How to find the singular value decomposition of $A^TA$ & $(A^TA)^{-1}$ I want to find the singular value decomposition of $A^TA$ & $(A^TA)^{-1}$.
The singular value decomposition of $A$ is $$A=U \Sigma V^T$$
Basically, I want to find the singular values of $A^TA$ & $(A^TA)^{-1}$
$$A^TA=V{\Sigma}^2 V^T$$.
Does this mean that the singular values of $A^TA$ is equal to square of the singular values of $A$?
How to find the $(A^TA)^{-1}$?
 A: Finding the singular value decomposition
Start with a matrix with $m$ rows, $n$ columns, and rank $\rho$:
$$
  \mathbf{A} = \mathbb{C}^{m \times n}_{\rho}.
$$
Since the question concerns the normal equations, let's fix $\rho = m$ and $m\ge n$. The matrix $\mathbf{A}$ is tall and has full column rank.
The singular value decomposition is
$$
\begin{align}
  \mathbf{A} &= \mathbf{U}\, \mathbf{\Sigma} \, \mathbf{V}^{*} \\
  &=
 \left[ \begin{array}{cc}
   \color{blue}{\mathbf{U}_{\mathcal{R}\left( \mathbf{A} \right)}} &
   \color{red}{\mathbf{U}_{\mathcal{N}\left( \mathbf{A}^{*} \right)}}
 \end{array} \right]
%
  \left[ \begin{array}{c}
    \mathbf{S} \\ \mathbf{0}
  \end{array} \right] 
%
   \color{blue}{\mathbf{V}_{\mathcal{R}\left( \mathbf{A}^{*} \right)}}^{*} 
%
\end{align}
$$
The coloring distinguishes $\color{blue}{range}$ spaces from $\color{red}{null}$ spaces.

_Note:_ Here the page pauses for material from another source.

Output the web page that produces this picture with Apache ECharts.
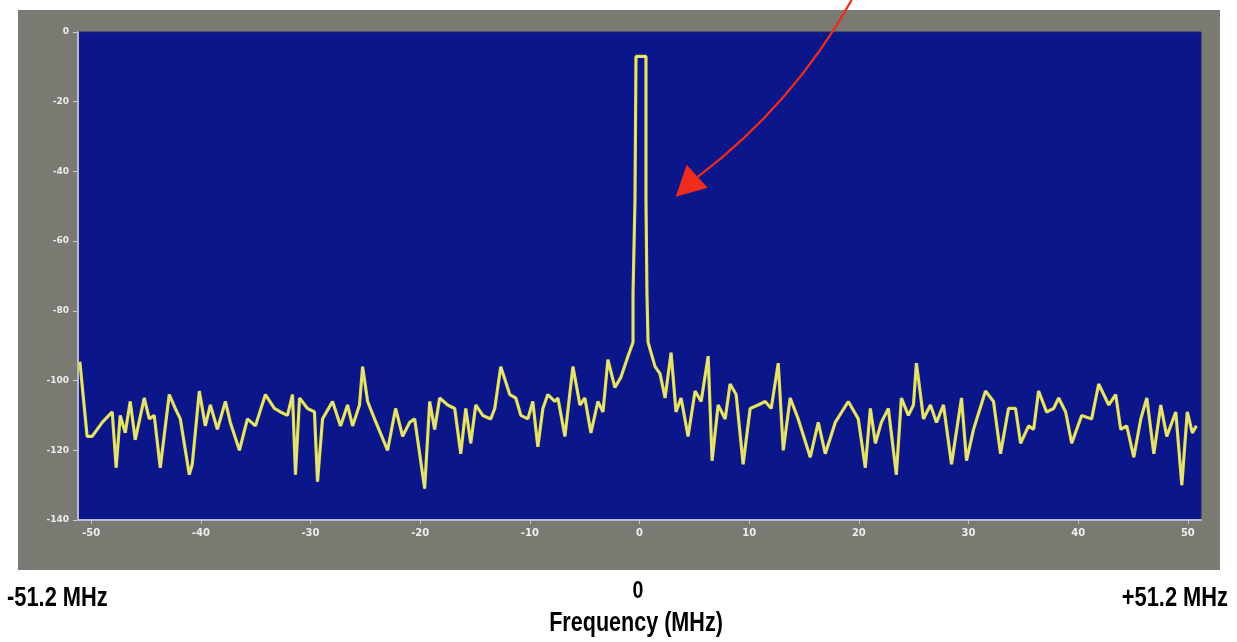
<!DOCTYPE html>
<html>
<head>
<meta charset="utf-8">
<script src="https://cdn.jsdelivr.net/npm/echarts@6/dist/echarts.min.js"></script>
<style>
	html, body { margin: 0; padding: 0; background: #ffffff; }
	#frame { position: absolute; left: 18px; top: 10px; width: 1202px; height: 560px; background: #7a7972; }
	#chart { position: absolute; left: 0; top: 0; width: 1237px; height: 642px; }
</style>
</head>
<body>
<div id="frame"></div>
<div id="chart"></div>
<script>
// spectrum trace (MHz / dB)
const freqMHz = [
	-51.03,-50.37,-49.91,-48.99,-48.08,-47.72,-47.35,-46.89,-46.44,-45.98,
	-45.16,-44.70,-44.25,-43.70,-42.88,-42.33,-41.87,-41.05,-40.78,-40.14,
	-39.59,-39.13,-38.49,-37.76,-37.31,-36.48,-35.75,-35.02,-34.11,-33.29,
	-32.74,-32.10,-31.64,-31.37,-31.00,-30.27,-29.64,-29.36,-28.90,-27.99,
	-27.26,-26.62,-26.16,-25.53,
	-25.25,-24.79,-24.16,-22.97,-22.24,-21.60,-20.96,-20.50,-19.59,-19.13,
	-18.68,-18.22,-17.49,-16.85,-16.30,-15.84,-15.39,-14.93,-14.29,-13.56,
	-13.20,-12.65,-11.83,-11.28,-10.82,-10.18,-9.73,-9.27,-8.81,-8.36,
	-7.72,-7.44,-6.80,-6.07,-5.43,-4.98,-4.43,-3.79,-3.33,-2.88,
	-2.24,-1.69,-1.05,-0.59,
	-0.59,-0.41,-0.41,-0.32,-0.32,0.59,0.59,0.68,0.68,0.78,0.78,
	1.42,1.87,2.33,2.88,3.33,3.79,4.43,5.07,5.62,6.26,
	6.62,7.17,7.81,8.26,8.81,9.45,10.09,10.82,11.46,12.01,
	12.65,13.11,13.74,14.47,15.57,16.30,16.94,17.85,19.04,19.95,
	20.59,21.05,21.51,22.05,22.69,23.42,23.88,24.52,24.98,25.25,
	25.62,
	25.89,26.53,27.08,27.72,28.45,29.36,29.82,30.46,31.55,32.28,
	32.92,33.65,34.29,34.75,35.48,35.94,36.39,37.12,37.76,38.22,
	38.86,39.41,40.32,41.23,41.87,42.79,43.42,43.88,44.43,45.07,
	45.71,46.26,46.90,47.53,48.08,48.90,49.45,49.95,50.41,50.78
];
const levelDb = [
	-94.6,-116,-116,-112,-109,-125,-110,-115,-106,-117,
	-105,-111,-110,-125,-104,-108,-111,-127,-124,-103,
	-113,-107,-114,-106,-112,-120,-111,-113,-104,-108,
	-109,-110,-104,-127,-105,-108,-109,-129,-111,-106,
	-113,-107,-113,-107,
	-96,-106,-111,-120,-108,-116,-112,-111,-131,-106,
	-114,-105,-107,-108,-121,-108,-118,-107,-110,-111,
	-108,-96,-104,-105,-110,-111,-106,-119,-108,-104,
	-106,-105,-116,-96,-107,-105,-115,-106,-109,-94,
	-102,-99,-93,-89,
	-75,-75,-48,-48,-7,-7,-48,-48,-75,-75,-89,
	-96,-98,-105,-92,-109,-105,-116,-103,-106,-93,
	-123,-107,-111,-101,-104,-124,-108,-107,-106,-108,
	-95,-120,-105,-111,-122,-112,-121,-112,-106,-111,
	-125,-108,-118,-112,-108,-127,-105,-110,-107,-95,
	-104,
	-111,-107,-112,-107,-124,-105,-123,-114,-103,-106,
	-121,-108,-108,-118,-113,-114,-103,-109,-108,-105,
	-109,-118,-110,-111,-101,-107,-104,-114,-113,-122,
	-111,-105,-121,-107,-116,-109,-130,-109,-115,-113
];
const xTicks = [-50, -40, -30, -20, -10, 0, 10, 20, 30, 40, 50];
const yTicks = [0, -20, -40, -60, -80, -100, -120, -140];
const spanLabels = ["-51.2 MHz", "0", "+51.2 MHz"];
const axisTitle = "Frequency (MHz)";

const trace = freqMHz.map((f, i) => [f, levelDb[i]]);
const bigFont = "bold 28px 'Liberation Sans', Arial, sans-serif";

const myChart = echarts.init(document.getElementById("chart"));
const option = {
	backgroundColor: "transparent",
	animation: false,
	grid: {
		left: 78,
		right: 36,
		top: 32,
		bottom: 122,
		show: true,
		backgroundColor: "#0a1689",
		borderColor: "#1b2470",
		borderWidth: 1
	},
	xAxis: {
		type: "value",
		min: -51.2,
		max: 51.2,
		axisLine: { show: true, onZero: false, lineStyle: { color: "#b9b9d2", width: 2 } },
		axisTick: { show: true, customValues: xTicks, length: 4, lineStyle: { color: "#c8c8d8" } },
		axisLabel: {
			customValues: xTicks,
			margin: 8,
			color: "#eeeeee",
			fontSize: 10,
			fontWeight: "bold",
			fontFamily: "'DejaVu Sans', sans-serif"
		},
		splitLine: { show: false }
	},
	yAxis: {
		type: "value",
		min: -140,
		max: 0,
		interval: 20,
		axisLine: { show: true, onZero: false, lineStyle: { color: "#b9b9d2", width: 2 } },
		axisTick: { show: true, customValues: yTicks, length: 5, lineStyle: { color: "#c8c8d8" } },
		axisLabel: {
			customValues: yTicks,
			margin: 9,
			color: "#eeeeee",
			fontSize: 9,
			fontWeight: "bold",
			fontFamily: "'DejaVu Sans', sans-serif"
		},
		splitLine: { show: false }
	},
	series: [
		{
			// yellow trace
			type: "line",
			data: trace,
			showSymbol: false,
			lineStyle: { color: "#e4df2c", width: 3.2 },
			z: 2
		},
		{
			// pale core of the trace
			type: "line",
			data: trace,
			showSymbol: false,
			lineStyle: { color: "#e2e2c2", width: 1.1 },
			z: 3
		}
	],
	graphic: [
		{ id: "lblLeft", type: "text", x: 7, y: 612, scaleX: 0.78, style: { text: spanLabels[0], font: bigFont, fill: "#000", textAlign: "left", textVerticalAlign: "bottom" } },
		{ id: "lblMid", type: "text", x: 638, y: 603, scaleX: 0.85, style: { text: spanLabels[1], font: "bold 23px 'Liberation Sans', Arial, sans-serif", fill: "#000", textAlign: "center", textVerticalAlign: "bottom" } },
		{ id: "lblRight", type: "text", x: 1228, y: 612, scaleX: 0.78, style: { text: spanLabels[2], font: bigFont, fill: "#000", textAlign: "right", textVerticalAlign: "bottom" } },
		{ id: "lblTitle", type: "text", x: 636, y: 637, scaleX: 0.77, style: { text: axisTitle, font: bigFont, fill: "#000", textAlign: "center", textVerticalAlign: "bottom" } }
	]
};
myChart.setOption(option);

// red annotation arrow pointing at the carrier
const tip = myChart.convertToPixel({ gridIndex: 0 }, [3.3, -47.3]);
const tx = tip[0], ty = tip[1];
myChart.setOption({
	graphic: [
		{
			id: "arrowLine",
			type: "bezierCurve",
			shape: { x1: tx + 176, y1: ty - 197, x2: tx + 22, y2: ty - 20, cpx1: tx + 117, cpy1: ty - 92 },
			style: { stroke: "#ee2c1c", lineWidth: 2.2, fill: null },
			z: 10
		},
		{
			id: "arrowHead",
			type: "polygon",
			shape: { points: [[tx, ty], [tx + 11, ty - 32], [tx + 32, ty - 9]] },
			style: { fill: "#ee2c1c" },
			z: 10
		}
	]
});
</script>
</body>
</html>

The diagonal matrix of singular values, $\mathbf{S}\in\mathbb{R}^{\rho\times\rho}$ is
$$
  \mathbf{S}_{k,k} = \sigma_{k}, \quad k=1,\rho.
$$
Manipulating the singular value decomposition
The Moore-Penrose pseudoinverse is
$$
\begin{align}
  \mathbf{A}^{\dagger} 
     &= \mathbf{V}\, \Sigma^{\dagger} \mathbf{U}^{*} \\
%
  &=
%
  \color{blue}{\mathbf{V}_{\mathcal{R}\left( \mathbf{A}^{*} \right)}}
%
  \left[ \begin{array}{cc}
    \mathbf{S}^{-1} & \mathbf{0}
  \end{array} \right] 
%
  \left[ \begin{array}{l}
    \color{blue}{\mathbf{U}_{\mathcal{R} \left( \mathbf{A} \right)}}^{*} \\   
    \color{red}{\mathbf{U}_{\mathcal{N} \left( \mathbf{A}^{*} \right)}}^{*}
  \end{array} \right].
%
\end{align}
$$
The Hermitian conjugate is
$$
\begin{align}
  \mathbf{A}^{*} 
     &= \mathbf{V}\, \Sigma^{\mathrm{T}} \mathbf{U}^{*} \\
%
  &=
%
  \color{blue}{\mathbf{V}_{\mathcal{R}\left( \mathbf{A}^{*} \right)}}
%
  \left[ \begin{array}{cc}
    \mathbf{S} & \mathbf{0}
  \end{array} \right] 
%
  \left[ \begin{array}{l}
    \color{blue}{\mathbf{U}_{\mathcal{R} \left( \mathbf{A} \right)}}^{*} \\   
    \color{red}{\mathbf{U}_{\mathcal{N} \left( \mathbf{A}^{*} \right)}}^{*}
  \end{array} \right].
%
\end{align}
$$
Resolving the product matrix
The product matrix has a simple expression:
$$
\begin{align}
  \mathbf{A}^{*} \mathbf{A} &= 
  \left( \mathbf{V} \, \Sigma^{\mathrm{T}} \mathbf{U}^{*} \right)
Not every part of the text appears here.